La extenuación era visible en todos, pero Fidel no estaba dispuesto a cejar en sus empeños, estaba hecho para someter las dificultades, no para dejar que lo vencieran, y la marcha continuó hasta dejar atrás por completo el manglar. Entre la hierba y cercano a unas palmeras, el jefe guerrillero tuvo su primera conversación con un campesino de la zona, Ángel Pérez Rosabal, a quien Luis Crespo traía a su encuentro.
«No tenga miedo —le dijo— Yo soy Fidel Castro. Estos hombres y yo venimos a liberar a Cuba»; y aquel guajiro noble le proporcionó direcciones, algunos datos del lugar, y los invitó a ir hasta su casa, un bohío humilde como los de la mayoría en el campo.
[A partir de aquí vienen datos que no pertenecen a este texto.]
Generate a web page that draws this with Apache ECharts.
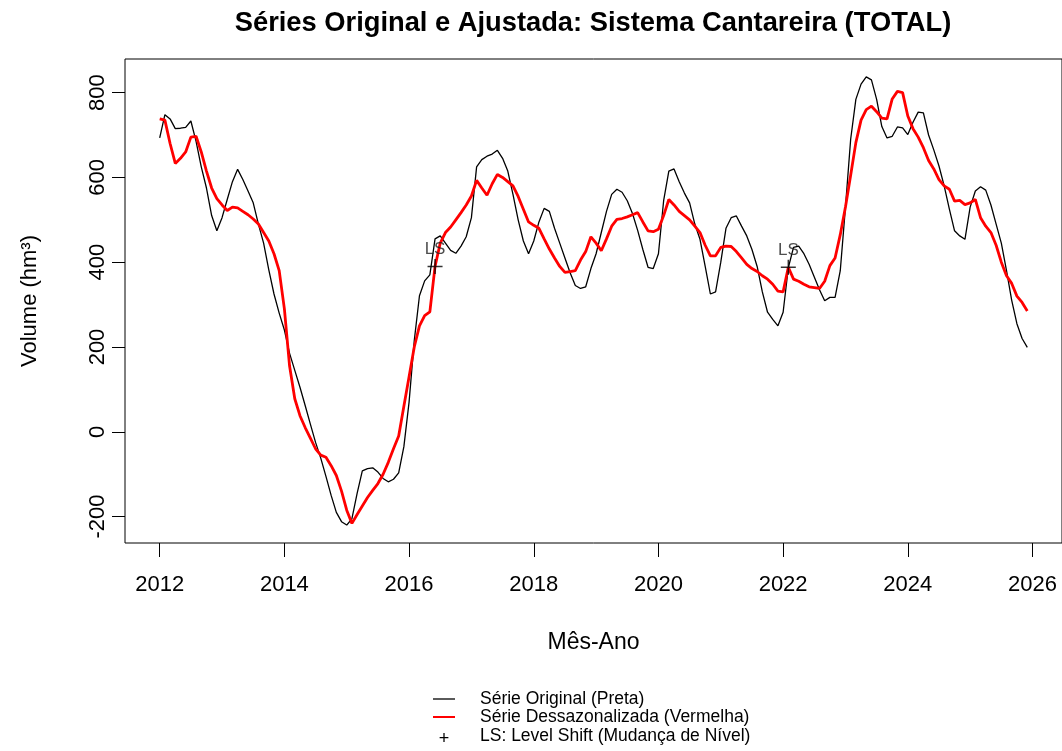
<!DOCTYPE html>
<html><head><meta charset="utf-8">
<script src="https://cdn.jsdelivr.net/npm/echarts@6/dist/echarts.min.js"></script>
<style>html,body{margin:0;padding:0;background:#fff}#c{width:1062px;height:751px}</style>
</head><body><div id="c"></div>
<script>
// Monthly data, Jan 2012 .. Dec 2025 (one row per year)
const startYear = 2012;
const original = [
  693, 748, 738, 715, 716, 718, 733, 685, 625, 575, 510, 474,
  505, 548, 590, 619, 595, 568, 540, 490, 445, 382, 325, 280,
  240, 185, 145, 105, 62, 18, -25, -62, -105, -150, -190, -212,
  -220, -205, -145, -92, -87, -85, -95, -110, -118, -112, -97, -35,
  70, 215, 321, 356, 370, 455, 462, 445, 428, 421, 438, 460,
  505, 625, 642, 650, 655, 664, 645, 615, 560, 500, 450, 420,
  450, 495, 527, 520, 480, 445, 410, 375, 345, 338, 342, 385,
  420, 470, 520, 560, 572, 565, 545, 515, 475, 430, 388, 385,
  420, 545, 615, 620, 590, 563, 540, 490, 454, 390, 325, 330,
  400, 480, 505, 509, 485, 462, 430, 390, 330, 282, 265, 250,
  282, 387, 435, 438, 420, 395, 365, 335, 309, 317, 317, 380,
  530, 690, 784, 820, 837, 830, 784, 720, 693, 697, 719, 717,
  701, 730, 754, 752, 700, 665, 627, 580, 525, 474, 462, 454,
  530, 568, 578, 570, 535, 490, 445, 380, 310, 255, 220, 199
];
const adjusted = [
  738, 735, 680, 633, 645, 660, 695, 697, 660, 615, 575, 550,
  535, 522, 530, 528, 520, 512, 502, 490, 470, 450, 420, 380,
  290, 155, 78, 38, 10, -15, -40, -55, -60, -80, -103, -140,
  -185, -216, -195, -175, -155, -138, -122, -100, -72, -40, -10, 60,
  130, 200, 250, 274, 283, 390, 445, 470, 483, 500, 517, 535,
  556, 593, 575, 558, 585, 607, 600, 590, 580, 555, 525, 495,
  487, 480, 455, 431, 410, 390, 376, 378, 380, 405, 425, 460,
  445, 427, 455, 485, 501, 503, 507, 512, 517, 495, 474, 472,
  478, 510, 548, 535, 520, 510, 500, 485, 470, 440, 415, 415,
  435, 438, 437, 425, 410, 395, 385, 378, 368, 360, 348, 332,
  330, 388, 360, 355, 348, 342, 340, 338, 355, 392, 410, 465,
  530, 605, 682, 735, 760, 768, 755, 740, 738, 785, 803, 800,
  745, 715, 695, 670, 640, 620, 595, 580, 572, 544, 546, 536,
  540, 548, 505, 485, 470, 440, 400, 368, 350, 320, 305, 285
];
const lsMonthIndex = [53, 121];   // Jun 2016, Feb 2022
const lsLabel = 'LS';
const xTicks = [2012, 2014, 2016, 2018, 2020, 2022, 2024, 2026];
const yTicks = [-200, 0, 200, 400, 600, 800];
const titleText = 'Séries Original e Ajustada: Sistema Cantareira (TOTAL)';
const xTitle = 'Mês-Ano';
const yTitle = 'Volume (hm³)';
const legendNames = ['Série Original (Preta)', 'Série Dessazonalizada (Vermelha)', 'LS: Level Shift (Mudança de Nível)'];

const FF = 'Liberation Sans, Arial, sans-serif';
const t = i => startYear + i / 12;
const origData = original.map((v, i) => [t(i), v]);
const adjData = adjusted.map((v, i) => [t(i), v]);
const lsData = lsMonthIndex.map(i => [t(i), adjusted[i]]);

// R-style 4% padding of ranges
const xr = [t(0), t(original.length - 1)];
const allY = original.concat(adjusted);
const yr = [Math.min(...allY), Math.max(...allY)];
const xPad = (xr[1] - xr[0]) * 0.04, yPad = (yr[1] - yr[0]) * 0.04;

const chart = echarts.init(document.getElementById('c'));
chart.setOption({
  animation: false,
  backgroundColor: '#fff',
  grid: { left: 125, top: 59, width: 940, height: 484, show: true, borderColor: '#000', borderWidth: 1, backgroundColor: 'transparent' },
  xAxis: {
    type: 'value', min: xr[0] - xPad, max: xr[1] + xPad,
    axisLine: { show: false, onZero: false }, splitLine: { show: false },
    axisTick: { show: true, customValues: xTicks, length: 14, lineStyle: { color: '#000', width: 1 } },
    axisLabel: { customValues: xTicks, formatter: v => String(v), color: '#000', fontSize: 22, fontFamily: FF, margin: 31 },
    name: xTitle, nameLocation: 'middle', nameGap: 88,
    nameTextStyle: { color: '#000', fontSize: 23, fontFamily: FF }
  },
  yAxis: {
    type: 'value', min: yr[0] - yPad, max: yr[1] + yPad,
    axisLine: { show: false, onZero: false }, splitLine: { show: false },
    axisTick: { show: true, customValues: yTicks, length: 13, lineStyle: { color: '#000', width: 1 } },
    axisLabel: { customValues: yTicks, formatter: v => String(v), color: '#000', fontSize: 22, fontFamily: FF, rotate: 90, margin: 16 },
    name: yTitle, nameLocation: 'middle', nameGap: 84, nameRotate: 90,
    nameTextStyle: { color: '#000', fontSize: 22, fontFamily: FF }
  },
  series: [
    { name: legendNames[0], type: 'line', data: origData, symbol: 'none', lineStyle: { color: '#000', width: 1.3 }, z: 2 },
    { name: legendNames[1], type: 'line', data: adjData, symbol: 'none', lineStyle: { color: '#ff0000', width: 2.8 }, z: 3 },
    { name: legendNames[2], type: 'scatter', data: lsData, z: 4,
      symbol: 'path://M0,4.5L10,4.5L10,5.5L0,5.5Z M4.5,0L5.5,0L5.5,10L4.5,10Z', symbolSize: 15,
      itemStyle: { color: '#000' },
      label: { show: true, position: 'top', distance: 1, formatter: lsLabel, color: '#222', fontSize: 17, fontFamily: FF } }
  ],
  graphic: [
    { type: 'text', x: 593, y: 23, style: { text: titleText, fill: '#000', font: 'bold 27.3px ' + FF, textAlign: 'center', textVerticalAlign: 'middle' } },
    { type: 'line', shape: { x1: 433, y1: 699, x2: 455, y2: 699 }, style: { stroke: '#000', lineWidth: 1.3 } },
    { type: 'line', shape: { x1: 433, y1: 717, x2: 455, y2: 717 }, style: { stroke: '#ff0000', lineWidth: 2 } },
    { type: 'text', x: 444, y: 739, style: { text: '+', fill: '#000', font: '18px ' + FF, textAlign: 'center', textVerticalAlign: 'middle' } },
    { type: 'text', x: 480, y: 699, style: { text: legendNames[0], fill: '#000', font: '17.5px ' + FF, textVerticalAlign: 'middle' } },
    { type: 'text', x: 480, y: 717, style: { text: legendNames[1], fill: '#000', font: '17.5px ' + FF, textVerticalAlign: 'middle' } },
    { type: 'text', x: 480, y: 736, style: { text: legendNames[2], fill: '#000', font: '17.5px ' + FF, textVerticalAlign: 'middle' } }
  ]
});
</script>
</body></html>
Contaba el acucioso investigador Pedo Álvarez Tabío en su libro Diario de la guerra I, que algunos expedicionarios tumbaron cocos y los abrieron para beber el agua y comer la masa, otros llegaron hasta la vivienda y comieron plátanos manzanos y unas masas de puerco que tenía preparadas la esposa de Ángel, y varios, al resguardo de la vivienda, se cambiaron los uniformes mojados.
Cuando les iban a preparar allí algo para comer, escucharon unas detonaciones provenientes de la costa. Era el guardacostas 106, que lanzaba hacia el mangle algunas descargas y ráfagas de ametralladoras, para luego regresar a Niquero remolcando al Granma, la embarcación que había cumplido ya su compromiso con la historia.
Los estruendos despertaron aún más la alerta, y Fidel dio la orden de abandonar el sitio. El objetivo era adentrarse cuanto antes en los espesos bosques de la Sierra Maestra.
Alrededor del mediodía la columna pasó junto a un ranchón y un pozo, donde los campesinos Pedro Luis Sánchez y Juan Herrera, al saber quiénes eran, abrieron enseguida un portillo para que pudieran seguir, y les ofrecieron agua a cada uno mientras iban pasando, sorbos que intentaron aliviar sus fatigas.
A pesar del agotamiento, la caminata no podía detenerse, pues el enemigo estaba tras su rastro. Esa tarde, una avioneta y dos aviones sobrevolaron y ametrallaron lugares por los cuales habían pasado muy cerca, uno de ellos la casa de Manuel Suárez, la cual confundieron con la de Ángel Pérez, quizás por estar a solo dos kilómetros de distancia.